By Kristy Schippel
Matty Masongsong remembers getting mugged and running with the bulls in Spain, he remembers being pronounced clinically dead in the Netherlands from an allergic reactions to peanuts. But his worst memory from his student exchange didn’t happen in Europe at all.
“The worst part,” he says, “is coming back. Home is the last place you want to be.”
This year, around 130 Ryerson students will trade in their Metropasses for passports, and continue their university education on a global stage. Students who study abroad are able to get a break from downtown Toronto, without breaking up with Ryerson. Students who study abroad are able to get a break from downtown Toronto, without breaking up with Ryerson.
When it comes to studying abroad you have two options explains David Begg, Program Administration and Communication Officer for the Office of International Affairs (OIA). You choose a formal exchange or you can go the do-it-yourself route.
Neither option is hassle-free, but taking part in one of Ryerson’s over 50 exchanges saves you from paying international tuition fees and gives you a pre-approved list of international universities to choose from.
In addition to the increased fees, studying outside of Ryerson’s jurisdiction requires a letter of permission ensuring your chosen school is accredited. You also have to make sure that the courses you take overseas are roughly equivalent to a Ryerson liberal studies course.
It might be a bigger headache, but it can be done.
“Administratively speaking it’s a much heavier burden,” says Begg.
Both options cost money and require serious forethought. It’s recommended that you start planning and saving in your second year for a third year exchange.
Where you go is up to you, almost. Locations vary between faculties and programs, but include options in central Europe, South America, Asia, Australia, and New Zealand.
If you are shy about making the leap across the pond, look into the EDGE, an exchange program with the University of Prince Edward Island. It’s a project that launched last year and is open to students in their third year of Biology, Chemistry, Computer Science, Business and ACS.
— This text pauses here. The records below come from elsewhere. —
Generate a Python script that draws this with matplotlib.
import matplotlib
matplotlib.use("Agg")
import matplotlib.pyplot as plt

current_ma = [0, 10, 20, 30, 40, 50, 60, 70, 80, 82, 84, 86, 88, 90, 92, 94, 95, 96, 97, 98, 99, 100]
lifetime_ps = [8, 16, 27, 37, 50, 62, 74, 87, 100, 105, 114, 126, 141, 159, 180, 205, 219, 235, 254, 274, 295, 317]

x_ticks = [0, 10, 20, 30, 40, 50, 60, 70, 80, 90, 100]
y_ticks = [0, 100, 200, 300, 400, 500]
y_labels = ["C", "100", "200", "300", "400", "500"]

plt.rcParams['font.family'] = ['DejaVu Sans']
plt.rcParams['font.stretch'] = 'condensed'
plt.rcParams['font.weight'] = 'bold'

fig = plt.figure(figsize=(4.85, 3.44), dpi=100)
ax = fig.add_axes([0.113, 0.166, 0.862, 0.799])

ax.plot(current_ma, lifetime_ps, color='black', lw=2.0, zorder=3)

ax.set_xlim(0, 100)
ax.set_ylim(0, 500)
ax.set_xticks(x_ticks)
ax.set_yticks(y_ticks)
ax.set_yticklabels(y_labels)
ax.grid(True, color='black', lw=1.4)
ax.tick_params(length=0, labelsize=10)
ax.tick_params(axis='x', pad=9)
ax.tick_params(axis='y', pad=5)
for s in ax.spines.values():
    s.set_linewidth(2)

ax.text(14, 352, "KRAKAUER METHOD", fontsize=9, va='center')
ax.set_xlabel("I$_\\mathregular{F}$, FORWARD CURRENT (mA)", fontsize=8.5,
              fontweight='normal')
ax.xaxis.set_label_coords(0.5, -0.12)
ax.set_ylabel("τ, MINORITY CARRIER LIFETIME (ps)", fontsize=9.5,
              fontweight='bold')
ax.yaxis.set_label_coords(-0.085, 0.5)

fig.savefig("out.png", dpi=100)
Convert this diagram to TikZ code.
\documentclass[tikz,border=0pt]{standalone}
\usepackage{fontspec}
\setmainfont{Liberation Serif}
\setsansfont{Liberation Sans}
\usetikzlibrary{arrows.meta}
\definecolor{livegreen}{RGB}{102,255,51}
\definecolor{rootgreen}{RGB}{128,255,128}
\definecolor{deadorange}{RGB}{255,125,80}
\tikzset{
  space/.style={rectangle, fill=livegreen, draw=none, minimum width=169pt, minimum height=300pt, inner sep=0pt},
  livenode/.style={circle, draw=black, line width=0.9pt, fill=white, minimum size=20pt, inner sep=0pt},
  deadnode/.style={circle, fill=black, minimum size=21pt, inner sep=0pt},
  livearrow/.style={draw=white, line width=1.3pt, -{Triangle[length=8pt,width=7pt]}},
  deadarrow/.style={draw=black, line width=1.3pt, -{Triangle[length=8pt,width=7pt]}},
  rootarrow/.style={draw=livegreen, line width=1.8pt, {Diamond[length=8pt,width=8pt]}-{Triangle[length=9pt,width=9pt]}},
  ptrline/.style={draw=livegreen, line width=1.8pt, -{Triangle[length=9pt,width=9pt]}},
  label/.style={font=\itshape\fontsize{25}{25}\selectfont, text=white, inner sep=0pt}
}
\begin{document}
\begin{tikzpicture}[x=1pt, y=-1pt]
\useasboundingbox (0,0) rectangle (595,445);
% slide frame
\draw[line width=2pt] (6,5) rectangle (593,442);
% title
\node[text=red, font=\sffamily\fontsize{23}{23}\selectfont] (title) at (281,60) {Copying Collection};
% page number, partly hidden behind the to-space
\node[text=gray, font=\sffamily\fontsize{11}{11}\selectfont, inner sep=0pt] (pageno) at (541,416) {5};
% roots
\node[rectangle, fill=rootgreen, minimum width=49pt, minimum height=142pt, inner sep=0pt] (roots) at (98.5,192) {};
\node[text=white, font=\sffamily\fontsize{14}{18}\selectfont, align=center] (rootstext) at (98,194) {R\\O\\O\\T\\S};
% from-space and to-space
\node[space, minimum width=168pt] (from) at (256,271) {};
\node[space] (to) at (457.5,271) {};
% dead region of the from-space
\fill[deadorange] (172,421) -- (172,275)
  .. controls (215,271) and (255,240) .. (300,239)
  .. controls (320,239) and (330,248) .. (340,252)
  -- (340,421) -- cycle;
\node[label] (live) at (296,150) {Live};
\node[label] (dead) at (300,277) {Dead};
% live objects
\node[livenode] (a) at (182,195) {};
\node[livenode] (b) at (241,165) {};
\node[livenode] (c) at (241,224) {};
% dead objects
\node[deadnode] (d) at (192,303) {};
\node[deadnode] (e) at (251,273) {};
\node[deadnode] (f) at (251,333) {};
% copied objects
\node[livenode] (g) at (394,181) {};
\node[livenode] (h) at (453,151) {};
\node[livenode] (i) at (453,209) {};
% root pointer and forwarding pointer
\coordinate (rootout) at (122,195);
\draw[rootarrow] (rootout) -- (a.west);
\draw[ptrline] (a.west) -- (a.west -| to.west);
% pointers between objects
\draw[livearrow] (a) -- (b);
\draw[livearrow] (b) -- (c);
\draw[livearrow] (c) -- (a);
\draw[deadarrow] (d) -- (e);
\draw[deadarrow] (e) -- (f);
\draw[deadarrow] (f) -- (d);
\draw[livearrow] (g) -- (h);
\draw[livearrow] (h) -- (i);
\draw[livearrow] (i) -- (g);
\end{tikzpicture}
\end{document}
Shorter exchanges are easier on the wallet. You can earn a liberal arts credit over three weeks in France or Italy.
The Ontario/Baden Wurttemburg (OBW), and the Ontario/Rhone-Alpes (ORW) exchanges, in Germany and France respectively, are programs arranged by the Ontario government. However, classes are taught in the native language of the country. This may require some previous experience with the native language.
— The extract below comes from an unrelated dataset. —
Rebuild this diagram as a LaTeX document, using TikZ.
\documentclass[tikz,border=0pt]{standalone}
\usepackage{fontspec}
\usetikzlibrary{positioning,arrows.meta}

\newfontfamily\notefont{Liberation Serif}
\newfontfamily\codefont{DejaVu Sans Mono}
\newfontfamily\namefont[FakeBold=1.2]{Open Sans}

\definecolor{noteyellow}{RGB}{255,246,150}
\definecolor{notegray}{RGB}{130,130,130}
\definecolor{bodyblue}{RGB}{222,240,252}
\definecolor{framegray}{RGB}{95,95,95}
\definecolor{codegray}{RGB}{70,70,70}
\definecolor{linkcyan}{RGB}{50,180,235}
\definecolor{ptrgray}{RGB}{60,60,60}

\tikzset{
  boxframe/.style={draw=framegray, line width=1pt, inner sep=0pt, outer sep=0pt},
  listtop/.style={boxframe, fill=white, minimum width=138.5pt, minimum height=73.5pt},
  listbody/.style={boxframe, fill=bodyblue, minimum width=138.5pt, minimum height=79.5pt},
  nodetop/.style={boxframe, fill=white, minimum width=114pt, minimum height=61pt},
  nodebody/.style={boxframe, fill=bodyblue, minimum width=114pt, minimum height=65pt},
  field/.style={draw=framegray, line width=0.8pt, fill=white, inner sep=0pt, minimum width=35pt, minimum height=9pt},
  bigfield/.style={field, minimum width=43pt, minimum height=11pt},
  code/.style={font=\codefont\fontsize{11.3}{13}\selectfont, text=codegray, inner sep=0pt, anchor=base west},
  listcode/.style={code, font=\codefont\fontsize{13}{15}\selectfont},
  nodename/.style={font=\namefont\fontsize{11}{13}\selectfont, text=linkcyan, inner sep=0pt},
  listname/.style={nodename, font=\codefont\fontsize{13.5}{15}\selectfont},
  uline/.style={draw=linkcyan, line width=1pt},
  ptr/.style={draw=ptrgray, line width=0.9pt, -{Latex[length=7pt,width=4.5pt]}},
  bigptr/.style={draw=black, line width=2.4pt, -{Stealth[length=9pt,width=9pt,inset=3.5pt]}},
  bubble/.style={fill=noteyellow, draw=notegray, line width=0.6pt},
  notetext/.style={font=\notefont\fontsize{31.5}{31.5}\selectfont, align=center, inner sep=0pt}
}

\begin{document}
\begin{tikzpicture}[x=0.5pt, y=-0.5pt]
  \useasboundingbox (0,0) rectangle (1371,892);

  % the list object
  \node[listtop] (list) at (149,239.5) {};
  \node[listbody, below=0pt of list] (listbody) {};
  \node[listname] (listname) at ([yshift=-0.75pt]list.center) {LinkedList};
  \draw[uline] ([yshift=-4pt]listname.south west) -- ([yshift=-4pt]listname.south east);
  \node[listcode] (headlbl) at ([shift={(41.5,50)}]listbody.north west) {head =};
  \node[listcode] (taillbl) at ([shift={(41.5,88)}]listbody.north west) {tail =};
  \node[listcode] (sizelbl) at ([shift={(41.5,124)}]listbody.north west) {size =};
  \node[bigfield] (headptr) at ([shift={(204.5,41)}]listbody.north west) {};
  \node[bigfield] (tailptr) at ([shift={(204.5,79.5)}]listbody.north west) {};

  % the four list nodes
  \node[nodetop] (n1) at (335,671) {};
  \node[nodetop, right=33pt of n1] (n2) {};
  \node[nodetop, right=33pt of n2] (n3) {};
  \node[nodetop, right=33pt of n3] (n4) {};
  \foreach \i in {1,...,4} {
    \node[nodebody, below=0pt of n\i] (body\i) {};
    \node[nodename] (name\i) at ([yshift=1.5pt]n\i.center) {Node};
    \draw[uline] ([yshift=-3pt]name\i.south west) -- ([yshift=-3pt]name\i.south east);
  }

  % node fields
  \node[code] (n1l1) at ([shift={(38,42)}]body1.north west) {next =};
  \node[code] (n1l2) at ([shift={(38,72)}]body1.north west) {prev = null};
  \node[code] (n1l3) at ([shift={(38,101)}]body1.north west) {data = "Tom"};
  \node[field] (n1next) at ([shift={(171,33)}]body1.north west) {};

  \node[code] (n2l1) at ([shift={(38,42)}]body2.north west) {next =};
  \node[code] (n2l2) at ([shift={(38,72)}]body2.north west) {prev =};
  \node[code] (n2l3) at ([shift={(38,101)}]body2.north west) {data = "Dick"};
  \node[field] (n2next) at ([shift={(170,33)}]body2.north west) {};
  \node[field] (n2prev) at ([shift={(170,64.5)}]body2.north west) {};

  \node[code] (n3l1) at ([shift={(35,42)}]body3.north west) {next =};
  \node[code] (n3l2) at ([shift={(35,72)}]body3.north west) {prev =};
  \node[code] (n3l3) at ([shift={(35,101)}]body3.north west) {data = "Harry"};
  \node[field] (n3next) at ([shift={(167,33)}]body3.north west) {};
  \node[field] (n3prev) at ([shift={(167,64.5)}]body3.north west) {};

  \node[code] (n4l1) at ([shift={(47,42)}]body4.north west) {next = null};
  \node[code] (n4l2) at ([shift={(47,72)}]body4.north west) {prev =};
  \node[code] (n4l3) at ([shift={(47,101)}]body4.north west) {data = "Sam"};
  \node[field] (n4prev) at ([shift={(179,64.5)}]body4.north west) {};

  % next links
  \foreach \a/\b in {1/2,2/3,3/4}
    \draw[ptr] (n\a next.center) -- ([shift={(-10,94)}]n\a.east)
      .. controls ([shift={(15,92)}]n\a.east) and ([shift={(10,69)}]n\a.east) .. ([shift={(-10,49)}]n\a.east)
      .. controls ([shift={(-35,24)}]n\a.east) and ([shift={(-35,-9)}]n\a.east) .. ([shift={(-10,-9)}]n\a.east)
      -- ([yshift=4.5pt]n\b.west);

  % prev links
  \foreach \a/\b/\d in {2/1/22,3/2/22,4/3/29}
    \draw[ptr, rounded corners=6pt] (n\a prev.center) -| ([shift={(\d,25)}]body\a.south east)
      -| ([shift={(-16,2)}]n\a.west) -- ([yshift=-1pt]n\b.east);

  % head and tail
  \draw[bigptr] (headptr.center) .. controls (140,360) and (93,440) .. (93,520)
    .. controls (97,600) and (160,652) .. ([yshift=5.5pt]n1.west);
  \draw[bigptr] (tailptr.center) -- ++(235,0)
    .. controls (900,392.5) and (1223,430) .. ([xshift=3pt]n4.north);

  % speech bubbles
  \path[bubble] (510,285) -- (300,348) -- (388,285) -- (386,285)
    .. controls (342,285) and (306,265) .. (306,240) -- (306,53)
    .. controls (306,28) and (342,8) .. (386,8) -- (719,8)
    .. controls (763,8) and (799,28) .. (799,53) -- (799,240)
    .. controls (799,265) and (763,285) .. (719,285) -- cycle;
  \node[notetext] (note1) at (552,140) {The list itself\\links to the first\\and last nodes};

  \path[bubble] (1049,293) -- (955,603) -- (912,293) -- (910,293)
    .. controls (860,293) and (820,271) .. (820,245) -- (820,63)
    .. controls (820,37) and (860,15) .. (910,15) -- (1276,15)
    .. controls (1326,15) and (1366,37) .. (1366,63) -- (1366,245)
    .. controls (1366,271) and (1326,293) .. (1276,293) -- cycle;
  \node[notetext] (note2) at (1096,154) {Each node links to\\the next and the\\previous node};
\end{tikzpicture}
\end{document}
For any student exchange the application process can be tedious and protracted. Your new best friend will be the exchange co-ordinator in your faculty. In February, you hand in your application to them. The co-ordinator, like an involved parent, will also help you choose your courses.
According to those who have gone before, the paperwork is worth it.
In addition to the times he cheated death, the student exchange allowed Masongsong, 22, fifth-year business management, to be in Torino for the 2006 Olympic Games, Ireland for St. Patrick’s Day, and Germany for FIFA World Cup a. Not bad for a clinically.
Lexi Dogon, fourth year Journalism student, did a six month exchange in London, England. She recommends students do a lot of research before they go.
“Find accommodations before you arrive, www.gumtree.com, and craigslist.com are places to start,” says Dogon. “Bring clothes for every season, and if you plan on staying more than the four months look into getting a visa. Build your life there.”
Dogan enhanced her time in London by picking up odd jobs, which might be a good idea to consider.
“The biggest mistake a student can make is not bringing enough money,” says Begg. He advises students to plan on spending around $10,000 for one semester. A lot, for sure, but it takes into consideration all expenses, including airfare.
Dogan suggests applying for a scholarship to ease the financial burden. This is where Ryerson can be astonishingly useful. For example, Ryerson is funding $300,000 worth of scholarships for this year, says Begg and there are only 130 students partaking in this year’s exchange. Internal and external scholarships are posted on the OIA website, and like a lot of free money, it never gets used.
Less than one percent of Canadian undergrads take advantage of exchange programs. That’s a lot of students dealing with long winters, TTC delays, and strange Torontonian smells, when they don’t have to. There are plenty of odd smells in the world.